I visited him at Columbia’s Tree Ring Lab, which is upriver from Manhattan on a beautiful and wooded stretch of the Hudson River, to try to figure out how this works.
The answer has something to do with the slivers of tree trunks that are packed into a closet in the lab. They’re thinner than a pencil and much longer, drilled from tree trunks from places as far-flung as Pakistan, Indonesia and Alaska. They’re filed into tiny drawers.
Tree rings are a “tool to travel back in time and understand how bad droughts can get,” Williams told me. Each ring is an annual weather record. Wet years are fat rings; dry years thin.
Researchers at the Tree Ring Lab are working to create an “atlas” of droughts around the world — when and where they happened, and how bad they were.
This context helps climate sleuths like Williams decide how current droughts fit into the historical record. The more we know, the better we can say what’s normal or abnormal now.
(Other “climate attribution” researchers use computer models to simulate events with and without the presence of human-produced carbon dioxide in the atmosphere).
One of Williams’ most recent cases: The 2012-to-2015 California drought.
That drought, which cost the state $2.7 billion last year alone, was about a fifth more severe because of global warming, he found. You can do a little math and put that another way: About 17% of the drought was our fault.
To get those numbers, Williams used computers and the historical climate record to “dissect” the drought into components like temperature, wind, precipitation and evaporation.
A lack of precipitation — which he doesn’t blame on humans — was the main driver of drought. But climate models show that California was hotter than it otherwise would have been during that period because we’ve polluted the atmosphere with carbon dioxide.
So that extra heat didn’t cause the drought, but it was enough to increase its severity.
Sitting on a bouncy ball in front of his office computer, Williams pulled up two maps of California to make his point. On the left was reality: 39% of the state saw record-breaking drought, the worst of it represented with a wine-colored blob on screen.
On the right, the “counterfactual” case, without carbon pollution.
Only 29% of the state would have seen record drought.
The wine-colored blob was slightly smaller.
Among the areas hit harder because of global warming was the San Joaquin Valley, which produces much of the nation’s food crop (and in which I spent a lot of time in 2014).
That small difference in temperature matters a lot out there.
Williams grew up just north of that valley, near Folsom Lake, which became a symbol of the Western drought when it was reduced to just a “puddle,” as he described it to me.
He told me he remembers driving across that lake’s dam to get to elementary school as a child.
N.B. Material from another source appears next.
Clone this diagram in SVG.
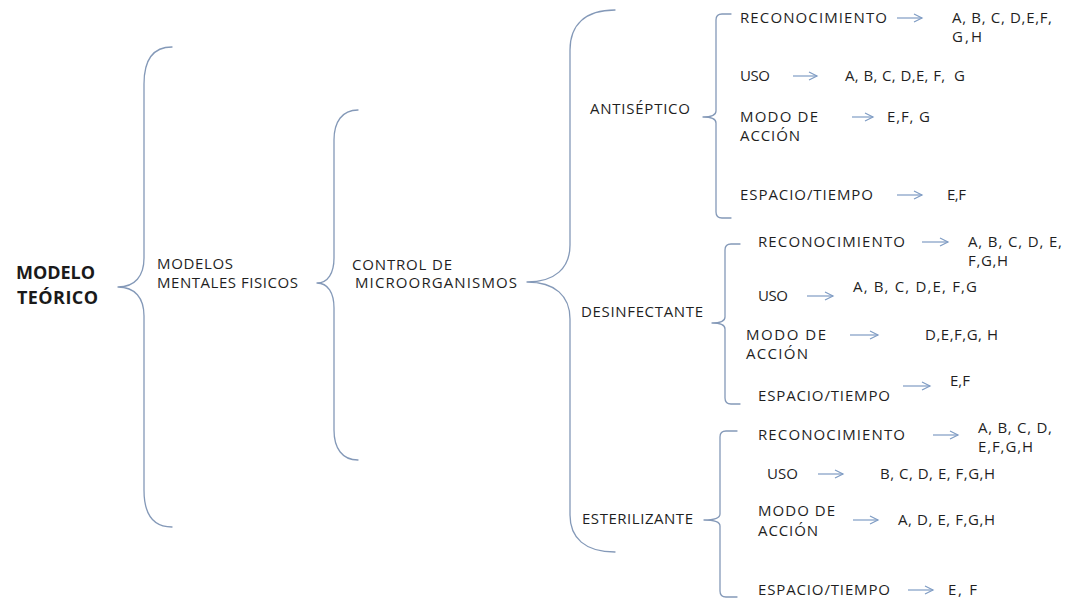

He saw lake levels that were crazy-low then. Drought long has been a reality in the American West. But he’s always curious: Are things different now? Why? How much?
Science hasn’t answered these questions with perfect precision.
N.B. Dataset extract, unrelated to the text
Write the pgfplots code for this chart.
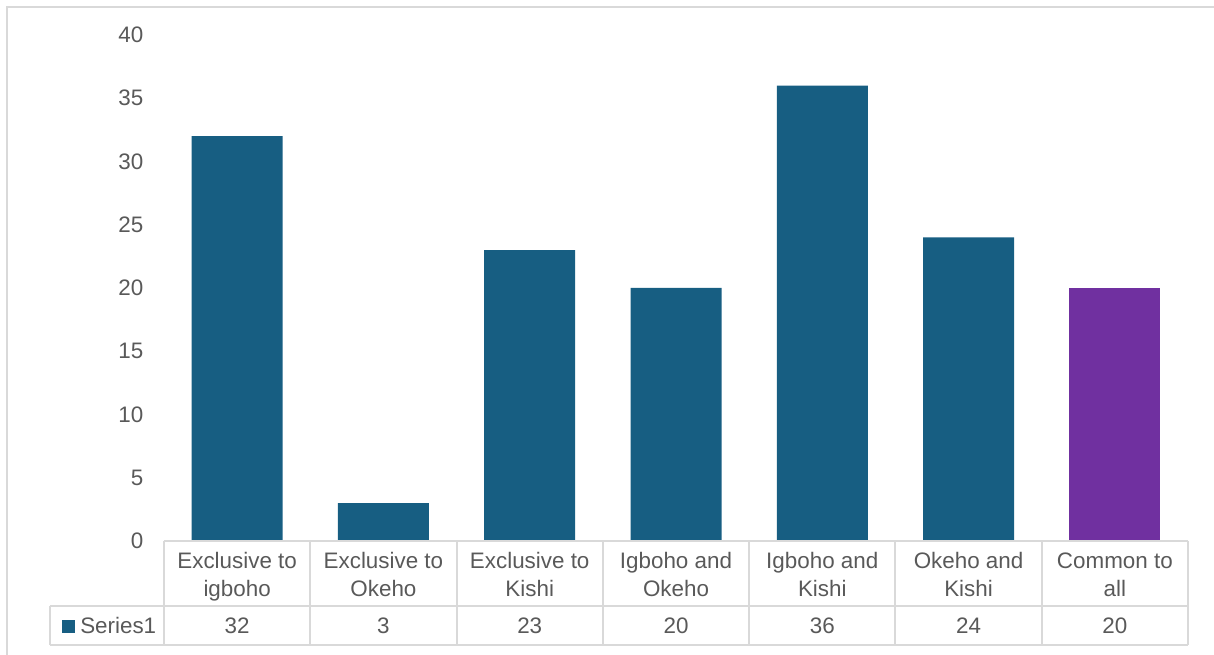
\documentclass[border=0pt]{standalone}
\usepackage{pgfplots}
\pgfplotsset{compat=1.18}
\usepackage{pgfplotstable}
\usepackage{fontspec}
\setmainfont{Liberation Sans}
\definecolor{barblue}{HTML}{175E82}
\definecolor{barpurple}{HTML}{7030A0}
\definecolor{txt}{HTML}{595959}
\definecolor{gridc}{HTML}{D9D9D9}

\pgfplotstableread{
x y
0.5 32
1.5 3
2.5 23
3.5 20
4.5 36
5.5 24
}\bluedata
\pgfplotstableread{
x y
6.5 20
}\purpledata

\begin{document}
\begin{tikzpicture}[x=0.75pt,y=0.75pt]
\useasboundingbox (-164,-114) rectangle (1050,541);
% outer chart frame
\draw[gridc, line width=1.5pt] (-157,-130) -- (-157,534) -- (1080,534);
\begin{axis}[
  at={(0,0)}, anchor=south west,
  scale only axis, width=768pt, height=379.5pt,
  xmin=0, xmax=7, ymin=0, ymax=40,
  ytick={0,5,...,40}, xtick=\empty,
  axis line style={draw=none},
  major tick length=0pt,
  /pgf/number format/assume math mode=true,
  yticklabel style={font=\fontsize{16.8}{19}\selectfont, text=txt, anchor=east, xshift=-12pt},
  ybar, bar width=68.25pt,
  clip=false,
]
\addplot[fill=barblue, draw=none, bar shift=0pt] table[x=x,y=y] {\bluedata};
\addplot[fill=barpurple, draw=none, bar shift=0pt] table[x=x,y=y] {\purpledata};
\end{axis}
% data table
\begin{scope}[gridc, line width=1.5pt]
\draw (0,0) -- (1024,0);
\draw (-114,-65) -- (1024,-65);
\draw (-114,-104) -- (1024,-104);
\draw (-114,-65) -- (-114,-104);
\foreach \k in {0,...,7} { \draw ({146.2857*\k},0) -- ({146.2857*\k},-104); }
\end{scope}
\begin{scope}[txt, font=\fontsize{16.8}{21}\selectfont]
\foreach \lab [count=\i from 0] in {Exclusive to, Exclusive to, Exclusive to, Igboho and, Igboho and, Okeho and, Common to} {
  \node[anchor=base, inner sep=0pt] at ({146.2857*(\i+0.5)},-27.5) {\lab};
}
\foreach \lab [count=\i from 0] in {igboho, Okeho, Kishi, Okeho, Kishi, Kishi, all} {
  \node[anchor=base, inner sep=0pt] at ({146.2857*(\i+0.5)},-55.5) {\lab};
}
\foreach \v [count=\i from 0] in {32,3,23,20,36,24,20} {
  \node[anchor=base, inner sep=0pt] at ({146.2857*(\i+0.5)},-93) {\v};
}
\fill[barblue] (-102,-92) rectangle (-89,-79);
\node[anchor=base west, inner sep=0pt] at (-84,-93) {Series1};
\end{scope}
\end{tikzpicture}
\end{document}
These findings, including Williams’ assessment of the drought, are the subject of debate. (The science of long-term climate change at the global level, meanwhile, is not; 97% of climate scientists agree we’re causing it, and our understanding is solid).
But better computing power and knowledge of the historical climate are helping advance this type of “climate attribution” research.
There’s, of course, a chance that lawyers will grab hold of these concepts and try to sue polluters over the effects of climate change. Yet that might not be such a bad idea. There’s ample blame when it comes to global warming. All of us in the industrialized world are at fault.
But the more powerful concept may be the one that also seems to drive Williams: understanding.
If we use climate forensics to understand how we’re changing the planet, then we might also wake up to the fact that there are proven and simple fixes to this crisis.
Our fingerprints are all over the weather these days.
I’m thankful science is starting to show us exactly where.